Finding meaning can look different for everyone. It might involve connecting with your values, exploring your spirituality, embracing personal growth, or finding ways to use your experience to help others. This meaning-making helps transform the trauma from a source of pain into a source of strength and clarity.
5. Imaginal Exposure & Image-Based Techniques: Desensitizing and Reframing Traumatic Memories
In some cases, trauma memories are stored not just as thoughts or emotions, but as vivid mental images, body sensations, or flashbacks that feel difficult to control. These experiences can cause your body and brain to react as if the trauma is happening all over again—even when you're safe.
This is where imaginal exposure and image-based therapies come in.
Imaginal Exposure
This involves mentally revisiting a distressing or triggering experience in a gradual, supported way—often as a form of guided visualization. The goal is to dull the emotional intensity of certain memories or scenarios by allowing your body and nervous system to safely re-encounter them without being overwhelmed. For example, you may imagine driving after an accident or interacting with a person who once held power over you.
Repeated exposure in a grounded, therapeutic setting trains your brain and body to learn: “This is no longer a threat. I am safe now.”
Image Replacement
When trauma imagery is especially intense or intrusive, we may use specific therapies such as EMDR (Eye Movement Desensitization and Reprocessing) or ART (Accelerated Resolution Therapy). These approaches are designed to:
Activate traumatic memories or images
Reprocess them with the help of bilateral stimulation (such as eye movements or tapping)

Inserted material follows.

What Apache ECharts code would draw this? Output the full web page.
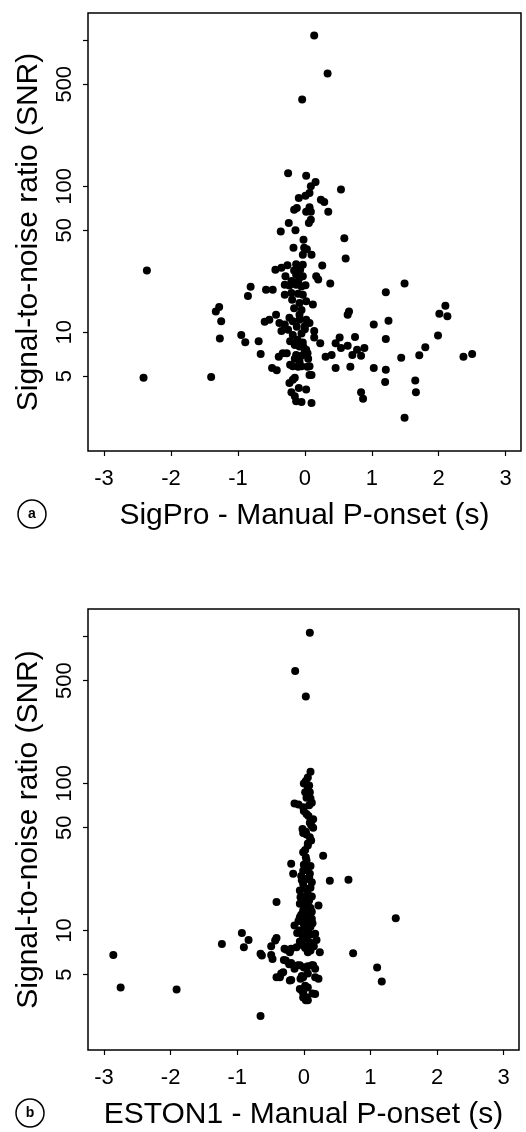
<!DOCTYPE html>
<html>
<head>
<meta charset="utf-8">
<script src="https://cdn.jsdelivr.net/npm/echarts@6/dist/echarts.min.js"></script>
<style>
html,body{margin:0;padding:0;background:#fff;}
#chart{width:526px;height:1132px;}
</style>
</head>
<body>
<div id="chart"></div>
<script>
// ---- data (x = automatic - manual P-onset in s, y = SNR) ----
const sigproPoints = [
  [0.14,1077],[0.34,592],[-0.04,393],
  [-0.25,123],[0.02,118],[0.16,107],[0.09,100],[0.54,95],[0.07,90],[0.01,86],[-0.09,83],[0.24,81],[0.29,78],
  [-0.12,71],[-0.16,69],[0.07,72],[0.02,67],[0.09,67],[0.35,67],[0.09,59],[0.06,56],[-0.24,56],[-0.36,49],
  [-0.14,50],[0.59,44],[-0.02,43],[-0.17,38],[-0.01,38],[0.03,37],[-0.03,34],[0.10,34],[0.61,32],
  [-2.36,26.5],[0.26,28.7],[-0.44,26.8],[-0.35,27.7],[-0.26,28.8],[-0.13,29.3],[-0.03,29],
  [-0.29,24.2],[-0.13,24.8],[-0.08,23.6],[-0.03,24.2],[0.17,24.2],[0.20,23],[-0.30,21.2],[-0.23,20.9],
  [-0.13,21.2],[-0.05,20.6],[0.01,21],[0.38,21.6],[-0.81,20.5],[-0.58,19.6],[-0.48,19.6],[-0.85,17.7],
  [-0.30,18.1],[-0.20,18.6],[-0.10,18.4],[-0.03,18.1],
  [-0.19,16.7],[-0.08,15.9],[0.02,16.3],[0.12,15.5],[-0.43,13.2],[-0.23,12.6],[-0.18,11.9],[-0.08,13.2],
  [-0.08,12.2],[-0.60,11.8],[-0.53,12.2],[-0.38,11.6],[-0.30,11.3],[0.02,12.2],[0.07,11.6],[-0.35,10.2],
  [-0.25,10.4],[-0.18,9.6],[0.0,11.0],[0.0,10.5],[0.14,10.2],[0.14,9.2],[-0.22,8.7],[-0.15,8.2],[-0.08,8.0],
  [-0.03,8.5],[0.02,7.6],[-0.39,6.8],[-0.33,7.2],[-0.27,7.2],[-0.13,7.0],[-0.05,6.9],[0.0,7.4],[0.04,7.2],
  [-0.08,6.3],[0.07,5.85],[-0.49,5.7],[-0.42,5.5],[-0.22,6.0],[-0.18,5.85],[-0.10,5.8],[-0.05,5.85],
  [0.04,5.8],[0.07,5.1],[0.10,5.1],[0.02,4.06],[-0.09,4.16],[-0.18,4.74],[-0.23,4.5],[-0.15,4.88],
  [-0.20,3.88],[-0.15,3.65],[-0.13,3.37],[-0.05,3.33],[0.10,3.28],
  [-0.16,26.5],[-0.07,26.8],[-0.20,22.5],[-0.10,22.3],[-0.16,14.6],[-0.05,14.2],[-0.12,10.9],[-0.05,9.8],
  [-0.11,8.9],[-0.02,7.9],[0.05,6.6],[-0.15,6.6],
  [-1.28,14.9],[-1.33,13.9],[-1.25,11.9],[-1.27,9.06],[-0.95,9.6],[-0.89,8.55],[-0.69,8.67],[-0.66,7.1],
  [-2.41,4.88],[-1.40,4.95],
  [1.49,21.6],[1.21,18.8],[2.10,15.2],[2.01,13.4],[2.13,12.9],[0.66,13.9],[0.64,13.2],[1.25,12],[1.03,11.3],
  [1.99,9.5],[1.21,9.0],[0.52,9.2],[0.46,8.4],[0.75,9.3],[0.23,8.4],[0.64,8.1],[0.54,7.8],[0.78,7.6],
  [0.89,7.8],[0.71,7.0],[0.84,6.9],[1.80,7.9],[0.40,7.0],[0.31,6.8],[1.71,6.95],[1.44,6.7],[2.37,6.8],
  [2.50,7.1],[0.46,5.7],[0.68,5.8],[1.03,5.7],[1.21,5.55],[1.20,4.57],[1.65,4.67],[1.66,3.88],[0.84,3.88],
  [0.87,3.5],[1.49,2.6]
];
const estonPoints = [
  [0.09,1060],[-0.13,582],[0.03,390],
  [0.10,120],[0.06,110],[0.03,104],[0.06,94],[0.02,87],[0.09,87],[0.04,80],[0.12,74],[-0.14,73],[-0.01,69],
  [0.08,71],[0.04,62],[0.14,57],[0.09,54],[-0.02,49],[0.14,50],[0.09,43],[0.06,39],[-0.01,46],[0.04,45],
  [0.00,100],[0.08,97],[0.05,84],[0.10,79],[-0.08,72],[0.00,65],[0.07,60],[0.11,52],[0.03,47],[0.11,41],
  [0.06,37.8],[0.02,35.3],[-0.01,34],[0.29,32.3],[-0.19,28.4],[-0.16,24.3],
  [0.04,29.9],[0.06,26.9],[-0.01,25.5],[0.09,24.3],[0.04,22.4],[-0.01,20.7],[0.12,21.3],[0.02,19.2],
  [0.39,21.8],[0.67,22.1],[-0.41,15.6],[1.38,12.1],[0.22,14.8],
  [-0.06,18.7],[0.06,17.7],[0.02,16.4],[-0.06,15.2],[0.06,14.8],[-0.01,13.7],[0.09,13],[-0.06,12.3],
  [0.02,11.4],[0.12,12],[-0.14,10.8],[-0.06,10],[0.06,10],[0.17,9.5],[0.19,8.6],[-0.01,8.8],[0.12,8.1],
  [0.24,7.1],[-0.26,7.4],
  [0.0,28],[0.05,26],[0.08,23],[-0.03,22],[0.10,19.5],[-0.02,17],[0.08,16],[0.0,14],[0.10,14.2],
  [-0.04,12.8],[0.06,11.8],[0.0,11],[0.10,10.6],[-0.02,9.3],[0.05,9],[0.09,8.3],[-0.06,8.4],[0.02,7.6],[0.10,7.3],
  [0.03,31.5],[0.10,27.5],[-0.04,23.5],[0.12,17],[-0.05,16.8],[0.04,15.5],[0.12,13.4],[0.03,12.6],[-0.08,11.6],
  [0.13,11.2],[0.04,10.4],[-0.10,9.6],[0.10,9.4],[0.15,7.8],
  [-0.19,7.5],[-0.11,7.7],[-0.01,7.9],[0.06,7.1],
  [-0.27,6.25],[-0.19,6.0],[-0.09,5.8],[0.02,5.6],[0.12,5.8],[0.17,5.5],[-0.31,5.2],[-0.36,4.8],
  [-0.19,4.6],[-0.01,4.8],[0.06,5.1],[0.22,4.7],[-0.03,3.9],[0.06,4.1],[0.17,3.7],[-0.01,3.5],[0.06,3.35],
  [-0.93,9.6],[-0.83,8.6],[-0.90,7.7],[-1.23,8.1],[-0.41,8.9],[-0.43,8.55],[-0.49,7.8],[-2.86,6.8],
  [-0.65,6.95],[-0.63,6.77],[-0.49,6.8],[-0.47,6.4],[-0.29,7.5],[-0.21,7.1],[-0.30,6.3],[-0.22,5.9],
  [-0.14,5.5],[-0.06,5.8],[0.0,5.6],[0.06,5.7],[0.14,5.8],[0.74,7.0],[1.10,5.6],[1.17,4.5],[-0.34,5.1],
  [-0.41,4.8],[-0.21,4.57],[-0.03,4.9],[-0.05,4.7],[0.17,4.8],[-2.75,4.1],[-1.91,3.96],[-0.06,4.0],
  [-0.01,3.75],[0.04,3.52],[0.13,3.72],[0.03,3.35],[0.02,4.2],[-0.65,2.62]
];
const xTickValues = [-3, -2, -1, 0, 1, 2, 3];
const yTickValues = [5, 10, 50, 100, 500, 1000];
const yLabelValues = [5, 10, 50, 100, 500];
const xRange = [-3.24, 3.23];
const snrRange = [1.538, 1538];
const xTitles = ['SigPro - Manual P-onset (s)', 'ESTON1 - Manual P-onset (s)'];
const yTitle = 'Signal-to-noise ratio (SNR)';
const panelTags = ['a', 'b'];

// ---- chart ----
const FONT = '"Liberation Sans", Arial, Helvetica, sans-serif';
const chart = echarts.init(document.getElementById('chart'), null, {renderer: 'canvas'});
const grids = [
  {left: 88, top: 13, width: 433, height: 438},
  {left: 88, top: 609, width: 431, height: 441}
];
const xAxes = [], yAxes = [], series = [];
grids.forEach((g, i) => {
  Object.assign(g, {show: true, borderColor: '#000', borderWidth: 1.5, containLabel: false});
  xAxes.push({
    type: 'value', gridIndex: i, min: xRange[0], max: xRange[1],
    axisLine: {show: false}, splitLine: {show: false},
    axisTick: {show: true, length: 5, inside: false, customValues: xTickValues, lineStyle: {color: '#000', width: 1.2}},
    axisLabel: {show: true, customValues: xTickValues, margin: 17, color: '#000', fontSize: 22, fontFamily: FONT},
    name: xTitles[i], nameLocation: 'middle', nameGap: 50,
    nameTextStyle: {color: '#000', fontSize: 30, fontFamily: FONT}
  });
  // log axis used for the data
  yAxes.push({
    type: 'log', logBase: 10, gridIndex: i, min: snrRange[0], max: snrRange[1], show: false,
    splitLine: {show: false}
  });
  // companion axis in log10 units carrying the ticks/labels
  yAxes.push({
    type: 'value', gridIndex: i, position: 'left',
    min: Math.log10(snrRange[0]), max: Math.log10(snrRange[1]),
    axisLine: {show: false}, splitLine: {show: false},
    axisTick: {show: true, length: 5, inside: false, customValues: yTickValues.map(v => Math.log10(v)), lineStyle: {color: '#000', width: 1.2}},
    axisLabel: {show: true, rotate: 90, margin: 12, customValues: yLabelValues.map(v => Math.log10(v)),
      formatter: v => String(Math.round(Math.pow(10, v))), color: '#000', fontSize: 22, fontFamily: FONT},
    name: yTitle, nameLocation: 'middle', nameRotate: 90, nameGap: 44,
    nameTextStyle: {color: '#000', fontSize: 30, fontFamily: FONT}
  });
  series.push({
    type: 'scatter', xAxisIndex: i, yAxisIndex: i * 2,
    data: i === 0 ? sigproPoints : estonPoints,
    symbol: 'circle', symbolSize: 8,
    itemStyle: {color: '#000', opacity: 1},
    silent: true, animation: false
  });
});

const graphic = [
  {type: 'circle', shape: {cx: 32, cy: 514, r: 14}, style: {fill: '#fff', stroke: '#000', lineWidth: 1.5}},
  {type: 'text', x: 32, y: 514, style: {text: panelTags[0], fill: '#000', font: 'bold 14px ' + FONT, align: 'center', verticalAlign: 'middle'}},
  {type: 'circle', shape: {cx: 30, cy: 1113, r: 14}, style: {fill: '#fff', stroke: '#000', lineWidth: 1.5}},
  {type: 'text', x: 30, y: 1113, style: {text: panelTags[1], fill: '#000', font: 'bold 14px ' + FONT, align: 'center', verticalAlign: 'middle'}}
];

chart.setOption({
  animation: false,
  backgroundColor: '#fff',
  grid: grids,
  xAxis: xAxes,
  yAxis: yAxes,
  series: series,
  graphic: graphic
});
</script>
</body>
</html>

Replace the original imagery with new, safer, more empowering mental pictures
These techniques help “unstick” the memory and reduce the emotional and physical charge it carries. You may still remember what happened—but it no longer has the same power over you.
Final Thoughts
Trauma treatment is not linear and not one-size-fits-all. Healing may involve moving back and forth between these steps at different times, depending on what your mind and body need.
Whether through somatic work, reprocessing, cognitive reframing, finding meaning, or using advanced techniques like imaginal exposure and EMDR, the goal is always the same: to help you reclaim your safety, agency, and wholeness.
You don’t have to go through this alone—healing is possible, and you're worthy of it.